_Prompt:_ Retype the whole listing verbatim and keep the pictures out of it.

_Extracted information:_

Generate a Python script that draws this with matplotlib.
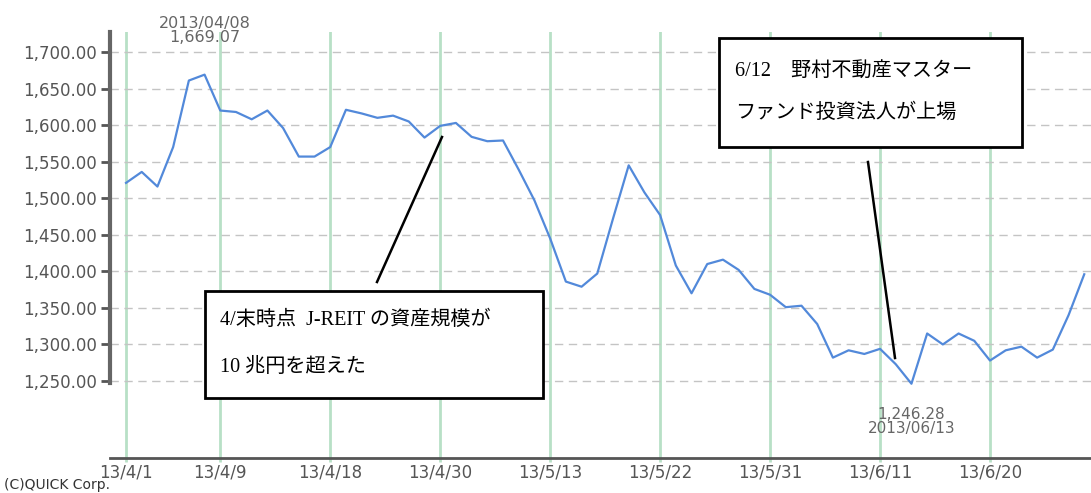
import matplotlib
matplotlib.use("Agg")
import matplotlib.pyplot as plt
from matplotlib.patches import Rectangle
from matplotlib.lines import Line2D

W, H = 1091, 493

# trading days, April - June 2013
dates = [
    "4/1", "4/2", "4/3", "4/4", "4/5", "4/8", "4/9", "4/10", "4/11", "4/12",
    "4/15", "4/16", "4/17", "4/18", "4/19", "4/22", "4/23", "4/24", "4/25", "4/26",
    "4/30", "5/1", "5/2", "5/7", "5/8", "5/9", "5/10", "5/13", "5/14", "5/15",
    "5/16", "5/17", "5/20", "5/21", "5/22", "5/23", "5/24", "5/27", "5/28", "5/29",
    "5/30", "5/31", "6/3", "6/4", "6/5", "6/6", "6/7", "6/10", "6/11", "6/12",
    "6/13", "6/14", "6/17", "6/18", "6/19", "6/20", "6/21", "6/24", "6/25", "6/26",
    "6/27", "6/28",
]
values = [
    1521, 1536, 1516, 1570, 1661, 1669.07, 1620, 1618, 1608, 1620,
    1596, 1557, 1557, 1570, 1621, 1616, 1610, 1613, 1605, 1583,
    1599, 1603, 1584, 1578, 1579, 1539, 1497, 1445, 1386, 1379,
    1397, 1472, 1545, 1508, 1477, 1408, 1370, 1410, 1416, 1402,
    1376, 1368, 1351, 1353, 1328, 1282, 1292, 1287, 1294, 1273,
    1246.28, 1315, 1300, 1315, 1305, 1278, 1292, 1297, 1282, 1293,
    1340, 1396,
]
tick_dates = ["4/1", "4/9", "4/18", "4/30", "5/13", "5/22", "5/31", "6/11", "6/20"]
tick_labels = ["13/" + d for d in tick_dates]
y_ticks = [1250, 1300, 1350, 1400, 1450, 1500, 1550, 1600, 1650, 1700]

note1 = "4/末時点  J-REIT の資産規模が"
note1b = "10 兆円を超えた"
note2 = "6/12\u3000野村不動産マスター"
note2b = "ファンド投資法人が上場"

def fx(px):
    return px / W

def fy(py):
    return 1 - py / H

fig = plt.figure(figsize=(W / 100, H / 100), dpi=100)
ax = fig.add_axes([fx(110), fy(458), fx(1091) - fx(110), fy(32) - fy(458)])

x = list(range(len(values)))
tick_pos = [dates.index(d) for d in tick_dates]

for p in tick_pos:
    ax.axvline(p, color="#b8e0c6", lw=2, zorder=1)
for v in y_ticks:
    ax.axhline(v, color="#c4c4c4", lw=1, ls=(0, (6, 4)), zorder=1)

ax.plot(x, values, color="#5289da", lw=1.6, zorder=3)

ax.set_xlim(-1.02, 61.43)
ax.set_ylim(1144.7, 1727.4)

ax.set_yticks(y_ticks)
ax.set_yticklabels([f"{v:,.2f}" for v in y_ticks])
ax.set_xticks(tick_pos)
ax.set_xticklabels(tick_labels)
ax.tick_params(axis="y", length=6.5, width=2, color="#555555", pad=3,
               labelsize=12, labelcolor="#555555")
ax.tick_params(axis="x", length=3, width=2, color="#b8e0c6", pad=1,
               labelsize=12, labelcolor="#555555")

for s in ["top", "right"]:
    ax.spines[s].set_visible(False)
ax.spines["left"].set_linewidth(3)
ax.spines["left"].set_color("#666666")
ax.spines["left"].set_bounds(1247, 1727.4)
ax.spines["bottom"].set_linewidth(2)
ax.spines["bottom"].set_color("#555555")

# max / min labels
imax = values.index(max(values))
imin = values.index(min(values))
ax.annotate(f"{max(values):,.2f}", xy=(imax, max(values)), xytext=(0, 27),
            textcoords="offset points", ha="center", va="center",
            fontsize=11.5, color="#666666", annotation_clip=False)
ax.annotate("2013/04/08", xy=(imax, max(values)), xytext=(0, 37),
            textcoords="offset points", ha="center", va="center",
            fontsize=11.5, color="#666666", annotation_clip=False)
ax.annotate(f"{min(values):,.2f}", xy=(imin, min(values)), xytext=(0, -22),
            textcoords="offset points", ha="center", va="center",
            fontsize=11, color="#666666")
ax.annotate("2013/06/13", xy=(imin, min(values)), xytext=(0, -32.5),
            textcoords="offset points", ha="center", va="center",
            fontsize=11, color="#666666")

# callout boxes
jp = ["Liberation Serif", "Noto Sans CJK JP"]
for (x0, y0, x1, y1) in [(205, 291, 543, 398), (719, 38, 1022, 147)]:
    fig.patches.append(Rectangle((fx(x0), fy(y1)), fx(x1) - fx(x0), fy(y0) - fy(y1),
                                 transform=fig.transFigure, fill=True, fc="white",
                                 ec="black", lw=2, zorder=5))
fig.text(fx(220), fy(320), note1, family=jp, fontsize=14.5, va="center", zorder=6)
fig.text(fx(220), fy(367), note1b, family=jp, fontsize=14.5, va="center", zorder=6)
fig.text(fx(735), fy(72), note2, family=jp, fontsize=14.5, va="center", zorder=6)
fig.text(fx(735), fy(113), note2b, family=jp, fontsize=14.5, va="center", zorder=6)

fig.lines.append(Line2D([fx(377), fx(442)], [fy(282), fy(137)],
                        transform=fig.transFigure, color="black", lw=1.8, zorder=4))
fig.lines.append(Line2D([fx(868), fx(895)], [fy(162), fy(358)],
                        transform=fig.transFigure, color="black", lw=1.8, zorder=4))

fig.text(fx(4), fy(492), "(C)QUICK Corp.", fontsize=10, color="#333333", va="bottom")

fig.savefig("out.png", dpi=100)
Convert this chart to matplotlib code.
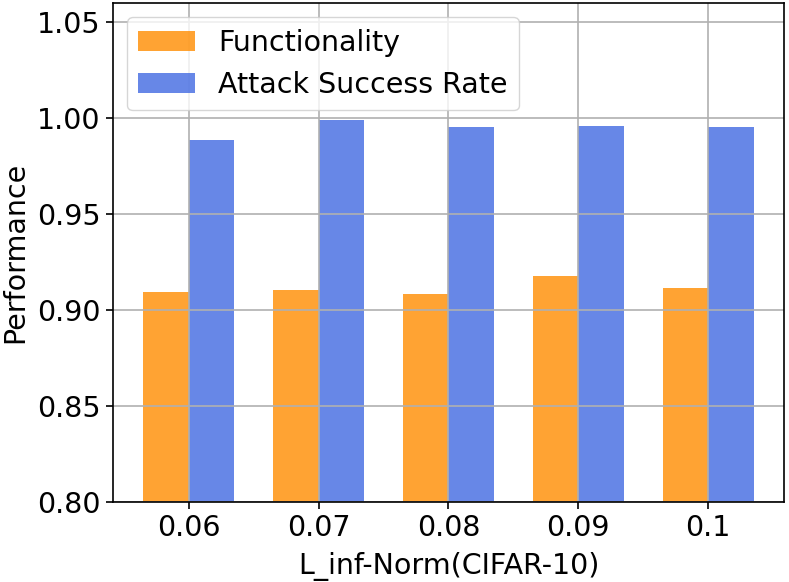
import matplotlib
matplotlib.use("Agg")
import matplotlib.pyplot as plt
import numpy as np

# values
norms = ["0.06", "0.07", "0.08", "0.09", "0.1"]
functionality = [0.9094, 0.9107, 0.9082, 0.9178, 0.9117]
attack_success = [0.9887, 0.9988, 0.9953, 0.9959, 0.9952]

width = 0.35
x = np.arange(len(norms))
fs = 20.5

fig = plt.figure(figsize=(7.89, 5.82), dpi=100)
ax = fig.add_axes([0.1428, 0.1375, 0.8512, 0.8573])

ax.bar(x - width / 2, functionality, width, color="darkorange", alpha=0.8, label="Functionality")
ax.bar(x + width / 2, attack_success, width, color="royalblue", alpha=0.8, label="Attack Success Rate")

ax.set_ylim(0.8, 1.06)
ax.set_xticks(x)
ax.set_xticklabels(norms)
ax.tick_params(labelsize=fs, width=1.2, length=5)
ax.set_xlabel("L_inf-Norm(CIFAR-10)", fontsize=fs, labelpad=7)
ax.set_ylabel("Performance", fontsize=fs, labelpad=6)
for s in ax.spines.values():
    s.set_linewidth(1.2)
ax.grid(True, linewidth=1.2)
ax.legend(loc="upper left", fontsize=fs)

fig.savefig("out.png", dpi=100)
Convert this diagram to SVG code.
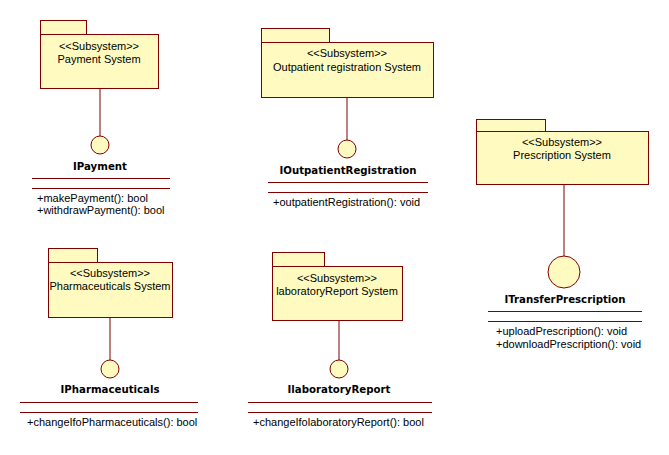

_Finished task:_
Generate a Python script that draws this with matplotlib.
import matplotlib
matplotlib.use("Agg")
import matplotlib.pyplot as plt
from matplotlib.patches import Rectangle
from matplotlib.lines import Line2D

W, H = 1091, 493

# trading days, April - June 2013
dates = [
    "4/1", "4/2", "4/3", "4/4", "4/5", "4/8", "4/9", "4/10", "4/11", "4/12",
    "4/15", "4/16", "4/17", "4/18", "4/19", "4/22", "4/23", "4/24", "4/25", "4/26",
    "4/30", "5/1", "5/2", "5/7", "5/8", "5/9", "5/10", "5/13", "5/14", "5/15",
    "5/16", "5/17", "5/20", "5/21", "5/22", "5/23", "5/24", "5/27", "5/28", "5/29",
    "5/30", "5/31", "6/3", "6/4", "6/5", "6/6", "6/7", "6/10", "6/11", "6/12",
    "6/13", "6/14", "6/17", "6/18", "6/19", "6/20", "6/21", "6/24", "6/25", "6/26",
    "6/27", "6/28",
]
values = [
    1521, 1536, 1516, 1570, 1661, 1669.07, 1620, 1618, 1608, 1620,
    1596, 1557, 1557, 1570, 1621, 1616, 1610, 1613, 1605, 1583,
    1599, 1603, 1584, 1578, 1579, 1539, 1497, 1445, 1386, 1379,
    1397, 1472, 1545, 1508, 1477, 1408, 1370, 1410, 1416, 1402,
    1376, 1368, 1351, 1353, 1328, 1282, 1292, 1287, 1294, 1273,
    1246.28, 1315, 1300, 1315, 1305, 1278, 1292, 1297, 1282, 1293,
    1340, 1396,
]
tick_dates = ["4/1", "4/9", "4/18", "4/30", "5/13", "5/22", "5/31", "6/11", "6/20"]
tick_labels = ["13/" + d for d in tick_dates]
y_ticks = [1250, 1300, 1350, 1400, 1450, 1500, 1550, 1600, 1650, 1700]

note1 = "4/末時点  J-REIT の資産規模が"
note1b = "10 兆円を超えた"
note2 = "6/12\u3000野村不動産マスター"
note2b = "ファンド投資法人が上場"

def fx(px):
    return px / W

def fy(py):
    return 1 - py / H

fig = plt.figure(figsize=(W / 100, H / 100), dpi=100)
ax = fig.add_axes([fx(110), fy(458), fx(1091) - fx(110), fy(32) - fy(458)])

x = list(range(len(values)))
tick_pos = [dates.index(d) for d in tick_dates]

for p in tick_pos:
    ax.axvline(p, color="#b8e0c6", lw=2, zorder=1)
for v in y_ticks:
    ax.axhline(v, color="#c4c4c4", lw=1, ls=(0, (6, 4)), zorder=1)

ax.plot(x, values, color="#5289da", lw=1.6, zorder=3)

ax.set_xlim(-1.02, 61.43)
ax.set_ylim(1144.7, 1727.4)

ax.set_yticks(y_ticks)
ax.set_yticklabels([f"{v:,.2f}" for v in y_ticks])
ax.set_xticks(tick_pos)
ax.set_xticklabels(tick_labels)
ax.tick_params(axis="y", length=6.5, width=2, color="#555555", pad=3,
               labelsize=12, labelcolor="#555555")
ax.tick_params(axis="x", length=3, width=2, color="#b8e0c6", pad=1,
               labelsize=12, labelcolor="#555555")

for s in ["top", "right"]:
    ax.spines[s].set_visible(False)
ax.spines["left"].set_linewidth(3)
ax.spines["left"].set_color("#666666")
ax.spines["left"].set_bounds(1247, 1727.4)
ax.spines["bottom"].set_linewidth(2)
ax.spines["bottom"].set_color("#555555")

# max / min labels
imax = values.index(max(values))
imin = values.index(min(values))
ax.annotate(f"{max(values):,.2f}", xy=(imax, max(values)), xytext=(0, 27),
            textcoords="offset points", ha="center", va="center",
            fontsize=11.5, color="#666666", annotation_clip=False)
ax.annotate("2013/04/08", xy=(imax, max(values)), xytext=(0, 37),
            textcoords="offset points", ha="center", va="center",
            fontsize=11.5, color="#666666", annotation_clip=False)
ax.annotate(f"{min(values):,.2f}", xy=(imin, min(values)), xytext=(0, -22),
            textcoords="offset points", ha="center", va="center",
            fontsize=11, color="#666666")
ax.annotate("2013/06/13", xy=(imin, min(values)), xytext=(0, -32.5),
            textcoords="offset points", ha="center", va="center",
            fontsize=11, color="#666666")

# callout boxes
jp = ["Liberation Serif", "Noto Sans CJK JP"]
for (x0, y0, x1, y1) in [(205, 291, 543, 398), (719, 38, 1022, 147)]:
    fig.patches.append(Rectangle((fx(x0), fy(y1)), fx(x1) - fx(x0), fy(y0) - fy(y1),
                                 transform=fig.transFigure, fill=True, fc="white",
                                 ec="black", lw=2, zorder=5))
fig.text(fx(220), fy(320), note1, family=jp, fontsize=14.5, va="center", zorder=6)
fig.text(fx(220), fy(367), note1b, family=jp, fontsize=14.5, va="center", zorder=6)
fig.text(fx(735), fy(72), note2, family=jp, fontsize=14.5, va="center", zorder=6)
fig.text(fx(735), fy(113), note2b, family=jp, fontsize=14.5, va="center", zorder=6)

fig.lines.append(Line2D([fx(377), fx(442)], [fy(282), fy(137)],
                        transform=fig.transFigure, color="black", lw=1.8, zorder=4))
fig.lines.append(Line2D([fx(868), fx(895)], [fy(162), fy(358)],
                        transform=fig.transFigure, color="black", lw=1.8, zorder=4))

fig.text(fx(4), fy(492), "(C)QUICK Corp.", fontsize=10, color="#333333", va="bottom")

fig.savefig("out.png", dpi=100)
Convert this chart to matplotlib code.
import matplotlib
matplotlib.use("Agg")
import matplotlib.pyplot as plt
import numpy as np

# values
norms = ["0.06", "0.07", "0.08", "0.09", "0.1"]
functionality = [0.9094, 0.9107, 0.9082, 0.9178, 0.9117]
attack_success = [0.9887, 0.9988, 0.9953, 0.9959, 0.9952]

width = 0.35
x = np.arange(len(norms))
fs = 20.5

fig = plt.figure(figsize=(7.89, 5.82), dpi=100)
ax = fig.add_axes([0.1428, 0.1375, 0.8512, 0.8573])

ax.bar(x - width / 2, functionality, width, color="darkorange", alpha=0.8, label="Functionality")
ax.bar(x + width / 2, attack_success, width, color="royalblue", alpha=0.8, label="Attack Success Rate")

ax.set_ylim(0.8, 1.06)
ax.set_xticks(x)
ax.set_xticklabels(norms)
ax.tick_params(labelsize=fs, width=1.2, length=5)
ax.set_xlabel("L_inf-Norm(CIFAR-10)", fontsize=fs, labelpad=7)
ax.set_ylabel("Performance", fontsize=fs, labelpad=6)
for s in ax.spines.values():
    s.set_linewidth(1.2)
ax.grid(True, linewidth=1.2)
ax.legend(loc="upper left", fontsize=fs)

fig.savefig("out.png", dpi=100)
Convert this diagram to SVG code.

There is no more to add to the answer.